Stated exercise → Below is a listing to write out in full, exactly as given, without its pictures.

----------

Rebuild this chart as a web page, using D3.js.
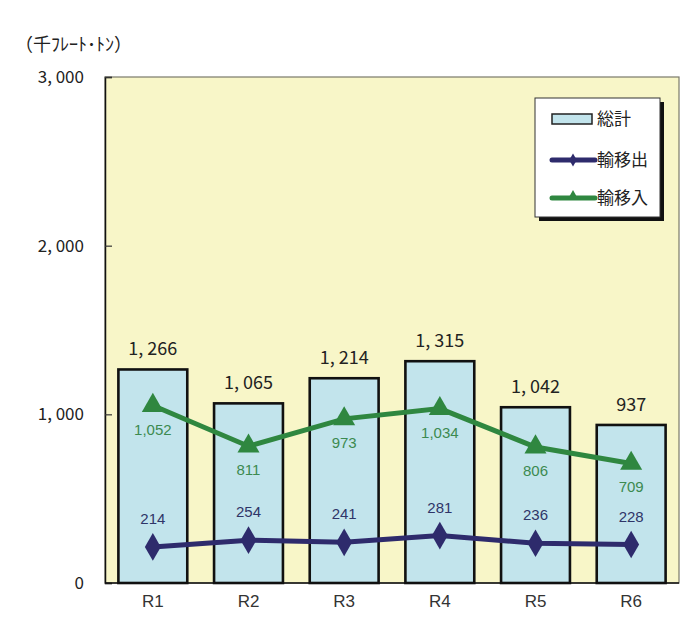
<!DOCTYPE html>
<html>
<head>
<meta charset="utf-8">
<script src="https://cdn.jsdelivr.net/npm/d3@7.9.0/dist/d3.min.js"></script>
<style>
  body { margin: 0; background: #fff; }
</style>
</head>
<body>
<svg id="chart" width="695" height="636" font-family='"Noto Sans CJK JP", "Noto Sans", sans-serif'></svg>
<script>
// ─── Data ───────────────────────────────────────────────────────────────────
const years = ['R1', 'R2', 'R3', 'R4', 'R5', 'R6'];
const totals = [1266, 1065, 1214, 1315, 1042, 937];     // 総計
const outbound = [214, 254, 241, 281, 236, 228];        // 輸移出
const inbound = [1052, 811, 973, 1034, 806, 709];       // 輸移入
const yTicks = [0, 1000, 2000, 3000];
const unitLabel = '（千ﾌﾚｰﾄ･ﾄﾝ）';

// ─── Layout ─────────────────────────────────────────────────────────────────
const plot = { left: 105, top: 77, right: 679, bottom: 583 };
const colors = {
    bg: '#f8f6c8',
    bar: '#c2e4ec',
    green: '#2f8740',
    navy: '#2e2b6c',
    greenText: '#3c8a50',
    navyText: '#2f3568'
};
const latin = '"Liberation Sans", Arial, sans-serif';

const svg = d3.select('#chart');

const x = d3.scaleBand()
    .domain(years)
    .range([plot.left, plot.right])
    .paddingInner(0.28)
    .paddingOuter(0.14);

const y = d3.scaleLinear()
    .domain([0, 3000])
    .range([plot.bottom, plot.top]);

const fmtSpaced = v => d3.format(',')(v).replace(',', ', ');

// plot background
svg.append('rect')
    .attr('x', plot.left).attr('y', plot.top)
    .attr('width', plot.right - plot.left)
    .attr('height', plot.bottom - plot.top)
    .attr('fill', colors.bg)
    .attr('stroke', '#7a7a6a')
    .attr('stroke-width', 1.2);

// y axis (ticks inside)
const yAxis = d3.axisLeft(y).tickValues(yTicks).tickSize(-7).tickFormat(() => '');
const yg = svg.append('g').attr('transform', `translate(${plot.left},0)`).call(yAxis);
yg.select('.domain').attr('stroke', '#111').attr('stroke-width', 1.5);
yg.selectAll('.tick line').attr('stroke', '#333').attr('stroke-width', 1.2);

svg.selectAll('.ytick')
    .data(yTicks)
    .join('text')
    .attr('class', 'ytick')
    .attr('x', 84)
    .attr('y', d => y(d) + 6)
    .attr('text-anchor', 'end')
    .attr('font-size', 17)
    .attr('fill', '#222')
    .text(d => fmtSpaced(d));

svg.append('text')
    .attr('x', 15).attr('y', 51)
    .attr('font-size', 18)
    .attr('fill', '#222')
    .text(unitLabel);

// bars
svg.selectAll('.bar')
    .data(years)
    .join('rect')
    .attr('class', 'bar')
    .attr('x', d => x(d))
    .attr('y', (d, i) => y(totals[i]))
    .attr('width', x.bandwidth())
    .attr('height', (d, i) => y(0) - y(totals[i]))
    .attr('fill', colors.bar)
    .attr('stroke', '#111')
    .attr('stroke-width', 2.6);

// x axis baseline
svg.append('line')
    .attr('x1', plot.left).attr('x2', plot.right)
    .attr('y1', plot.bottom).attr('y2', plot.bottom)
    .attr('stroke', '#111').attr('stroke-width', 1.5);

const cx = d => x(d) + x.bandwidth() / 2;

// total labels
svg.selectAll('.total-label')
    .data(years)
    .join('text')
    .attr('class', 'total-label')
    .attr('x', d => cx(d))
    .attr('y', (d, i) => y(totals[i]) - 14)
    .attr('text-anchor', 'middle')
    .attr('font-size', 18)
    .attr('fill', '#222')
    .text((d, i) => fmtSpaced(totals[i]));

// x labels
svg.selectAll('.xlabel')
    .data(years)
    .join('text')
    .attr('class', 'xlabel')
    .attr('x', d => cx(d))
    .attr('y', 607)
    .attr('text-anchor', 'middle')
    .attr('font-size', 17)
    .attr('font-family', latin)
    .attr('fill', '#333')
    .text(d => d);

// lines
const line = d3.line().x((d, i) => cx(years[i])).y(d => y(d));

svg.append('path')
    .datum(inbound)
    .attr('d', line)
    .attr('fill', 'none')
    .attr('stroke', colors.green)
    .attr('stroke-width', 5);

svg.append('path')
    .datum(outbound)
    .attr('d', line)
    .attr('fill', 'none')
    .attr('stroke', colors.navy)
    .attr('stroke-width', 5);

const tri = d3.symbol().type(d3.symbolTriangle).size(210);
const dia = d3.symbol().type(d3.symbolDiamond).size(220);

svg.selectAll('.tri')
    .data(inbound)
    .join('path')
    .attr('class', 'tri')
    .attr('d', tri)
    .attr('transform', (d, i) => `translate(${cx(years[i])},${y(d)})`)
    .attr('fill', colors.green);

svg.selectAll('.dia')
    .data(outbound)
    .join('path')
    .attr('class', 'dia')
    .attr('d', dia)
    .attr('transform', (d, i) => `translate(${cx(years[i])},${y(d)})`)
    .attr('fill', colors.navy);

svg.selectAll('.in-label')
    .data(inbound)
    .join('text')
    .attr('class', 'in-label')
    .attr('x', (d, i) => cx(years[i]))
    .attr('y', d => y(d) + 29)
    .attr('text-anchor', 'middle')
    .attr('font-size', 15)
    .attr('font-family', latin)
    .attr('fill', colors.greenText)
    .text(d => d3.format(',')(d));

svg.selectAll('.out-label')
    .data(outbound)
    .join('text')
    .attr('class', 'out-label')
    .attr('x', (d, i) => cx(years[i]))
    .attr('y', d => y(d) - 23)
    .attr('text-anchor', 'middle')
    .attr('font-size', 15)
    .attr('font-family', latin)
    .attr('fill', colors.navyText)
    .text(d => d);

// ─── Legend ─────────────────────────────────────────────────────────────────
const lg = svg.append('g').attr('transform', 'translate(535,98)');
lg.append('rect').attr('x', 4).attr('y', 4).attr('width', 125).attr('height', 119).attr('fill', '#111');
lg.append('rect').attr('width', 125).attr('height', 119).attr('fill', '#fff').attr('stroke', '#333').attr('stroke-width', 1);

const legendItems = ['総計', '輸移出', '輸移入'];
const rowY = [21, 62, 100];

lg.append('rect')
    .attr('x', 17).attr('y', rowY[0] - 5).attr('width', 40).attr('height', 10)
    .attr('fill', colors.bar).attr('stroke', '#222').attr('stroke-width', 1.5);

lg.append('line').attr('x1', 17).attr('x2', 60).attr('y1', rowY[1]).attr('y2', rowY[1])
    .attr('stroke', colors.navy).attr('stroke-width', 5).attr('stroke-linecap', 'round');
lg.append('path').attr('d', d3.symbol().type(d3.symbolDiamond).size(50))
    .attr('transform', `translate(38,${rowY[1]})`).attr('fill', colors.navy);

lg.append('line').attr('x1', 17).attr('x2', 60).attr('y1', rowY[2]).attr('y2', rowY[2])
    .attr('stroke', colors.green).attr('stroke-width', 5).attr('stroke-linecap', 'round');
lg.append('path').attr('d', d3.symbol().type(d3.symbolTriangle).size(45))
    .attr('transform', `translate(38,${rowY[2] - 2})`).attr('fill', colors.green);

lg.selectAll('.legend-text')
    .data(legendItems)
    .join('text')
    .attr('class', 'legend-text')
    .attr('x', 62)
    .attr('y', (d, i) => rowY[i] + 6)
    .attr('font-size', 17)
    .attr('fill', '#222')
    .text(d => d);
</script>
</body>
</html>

----------

Completed exercise →
Rebuild this chart as a web page, using D3.js.
<!DOCTYPE html>
<html>
<head>
<meta charset="utf-8">
<script src="https://cdn.jsdelivr.net/npm/d3@7.9.0/dist/d3.min.js"></script>
<style>
  body { margin: 0; background: #fff; }
</style>
</head>
<body>
<svg id="chart" width="695" height="636" font-family='"Noto Sans CJK JP", "Noto Sans", sans-serif'></svg>
<script>
// ─── Data ───────────────────────────────────────────────────────────────────
const years = ['R1', 'R2', 'R3', 'R4', 'R5', 'R6'];
const totals = [1266, 1065, 1214, 1315, 1042, 937];     // 総計
const outbound = [214, 254, 241, 281, 236, 228];        // 輸移出
const inbound = [1052, 811, 973, 1034, 806, 709];       // 輸移入
const yTicks = [0, 1000, 2000, 3000];
const unitLabel = '（千ﾌﾚｰﾄ･ﾄﾝ）';

// ─── Layout ─────────────────────────────────────────────────────────────────
const plot = { left: 105, top: 77, right: 679, bottom: 583 };
const colors = {
    bg: '#f8f6c8',
    bar: '#c2e4ec',
    green: '#2f8740',
    navy: '#2e2b6c',
    greenText: '#3c8a50',
    navyText: '#2f3568'
};
const latin = '"Liberation Sans", Arial, sans-serif';

const svg = d3.select('#chart');

const x = d3.scaleBand()
    .domain(years)
    .range([plot.left, plot.right])
    .paddingInner(0.28)
    .paddingOuter(0.14);

const y = d3.scaleLinear()
    .domain([0, 3000])
    .range([plot.bottom, plot.top]);

const fmtSpaced = v => d3.format(',')(v).replace(',', ', ');

// plot background
svg.append('rect')
    .attr('x', plot.left).attr('y', plot.top)
    .attr('width', plot.right - plot.left)
    .attr('height', plot.bottom - plot.top)
    .attr('fill', colors.bg)
    .attr('stroke', '#7a7a6a')
    .attr('stroke-width', 1.2);

// y axis (ticks inside)
const yAxis = d3.axisLeft(y).tickValues(yTicks).tickSize(-7).tickFormat(() => '');
const yg = svg.append('g').attr('transform', `translate(${plot.left},0)`).call(yAxis);
yg.select('.domain').attr('stroke', '#111').attr('stroke-width', 1.5);
yg.selectAll('.tick line').attr('stroke', '#333').attr('stroke-width', 1.2);

svg.selectAll('.ytick')
    .data(yTicks)
    .join('text')
    .attr('class', 'ytick')
    .attr('x', 84)
    .attr('y', d => y(d) + 6)
    .attr('text-anchor', 'end')
    .attr('font-size', 17)
    .attr('fill', '#222')
    .text(d => fmtSpaced(d));

svg.append('text')
    .attr('x', 15).attr('y', 51)
    .attr('font-size', 18)
    .attr('fill', '#222')
    .text(unitLabel);

// bars
svg.selectAll('.bar')
    .data(years)
    .join('rect')
    .attr('class', 'bar')
    .attr('x', d => x(d))
    .attr('y', (d, i) => y(totals[i]))
    .attr('width', x.bandwidth())
    .attr('height', (d, i) => y(0) - y(totals[i]))
    .attr('fill', colors.bar)
    .attr('stroke', '#111')
    .attr('stroke-width', 2.6);

// x axis baseline
svg.append('line')
    .attr('x1', plot.left).attr('x2', plot.right)
    .attr('y1', plot.bottom).attr('y2', plot.bottom)
    .attr('stroke', '#111').attr('stroke-width', 1.5);

const cx = d => x(d) + x.bandwidth() / 2;

// total labels
svg.selectAll('.total-label')
    .data(years)
    .join('text')
    .attr('class', 'total-label')
    .attr('x', d => cx(d))
    .attr('y', (d, i) => y(totals[i]) - 14)
    .attr('text-anchor', 'middle')
    .attr('font-size', 18)
    .attr('fill', '#222')
    .text((d, i) => fmtSpaced(totals[i]));

// x labels
svg.selectAll('.xlabel')
    .data(years)
    .join('text')
    .attr('class', 'xlabel')
    .attr('x', d => cx(d))
    .attr('y', 607)
    .attr('text-anchor', 'middle')
    .attr('font-size', 17)
    .attr('font-family', latin)
    .attr('fill', '#333')
    .text(d => d);

// lines
const line = d3.line().x((d, i) => cx(years[i])).y(d => y(d));

svg.append('path')
    .datum(inbound)
    .attr('d', line)
    .attr('fill', 'none')
    .attr('stroke', colors.green)
    .attr('stroke-width', 5);

svg.append('path')
    .datum(outbound)
    .attr('d', line)
    .attr('fill', 'none')
    .attr('stroke', colors.navy)
    .attr('stroke-width', 5);

const tri = d3.symbol().type(d3.symbolTriangle).size(210);
const dia = d3.symbol().type(d3.symbolDiamond).size(220);

svg.selectAll('.tri')
    .data(inbound)
    .join('path')
    .attr('class', 'tri')
    .attr('d', tri)
    .attr('transform', (d, i) => `translate(${cx(years[i])},${y(d)})`)
    .attr('fill', colors.green);

svg.selectAll('.dia')
    .data(outbound)
    .join('path')
    .attr('class', 'dia')
    .attr('d', dia)
    .attr('transform', (d, i) => `translate(${cx(years[i])},${y(d)})`)
    .attr('fill', colors.navy);

svg.selectAll('.in-label')
    .data(inbound)
    .join('text')
    .attr('class', 'in-label')
    .attr('x', (d, i) => cx(years[i]))
    .attr('y', d => y(d) + 29)
    .attr('text-anchor', 'middle')
    .attr('font-size', 15)
    .attr('font-family', latin)
    .attr('fill', colors.greenText)
    .text(d => d3.format(',')(d));

svg.selectAll('.out-label')
    .data(outbound)
    .join('text')
    .attr('class', 'out-label')
    .attr('x', (d, i) => cx(years[i]))
    .attr('y', d => y(d) - 23)
    .attr('text-anchor', 'middle')
    .attr('font-size', 15)
    .attr('font-family', latin)
    .attr('fill', colors.navyText)
    .text(d => d);

// ─── Legend ─────────────────────────────────────────────────────────────────
const lg = svg.append('g').attr('transform', 'translate(535,98)');
lg.append('rect').attr('x', 4).attr('y', 4).attr('width', 125).attr('height', 119).attr('fill', '#111');
lg.append('rect').attr('width', 125).attr('height', 119).attr('fill', '#fff').attr('stroke', '#333').attr('stroke-width', 1);

const legendItems = ['総計', '輸移出', '輸移入'];
const rowY = [21, 62, 100];

lg.append('rect')
    .attr('x', 17).attr('y', rowY[0] - 5).attr('width', 40).attr('height', 10)
    .attr('fill', colors.bar).attr('stroke', '#222').attr('stroke-width', 1.5);

lg.append('line').attr('x1', 17).attr('x2', 60).attr('y1', rowY[1]).attr('y2', rowY[1])
    .attr('stroke', colors.navy).attr('stroke-width', 5).attr('stroke-linecap', 'round');
lg.append('path').attr('d', d3.symbol().type(d3.symbolDiamond).size(50))
    .attr('transform', `translate(38,${rowY[1]})`).attr('fill', colors.navy);

lg.append('line').attr('x1', 17).attr('x2', 60).attr('y1', rowY[2]).attr('y2', rowY[2])
    .attr('stroke', colors.green).attr('stroke-width', 5).attr('stroke-linecap', 'round');
lg.append('path').attr('d', d3.symbol().type(d3.symbolTriangle).size(45))
    .attr('transform', `translate(38,${rowY[2] - 2})`).attr('fill', colors.green);

lg.selectAll('.legend-text')
    .data(legendItems)
    .join('text')
    .attr('class', 'legend-text')
    .attr('x', 62)
    .attr('y', (d, i) => rowY[i] + 6)
    .attr('font-size', 17)
    .attr('fill', '#222')
    .text(d => d);
</script>
</body>
</html>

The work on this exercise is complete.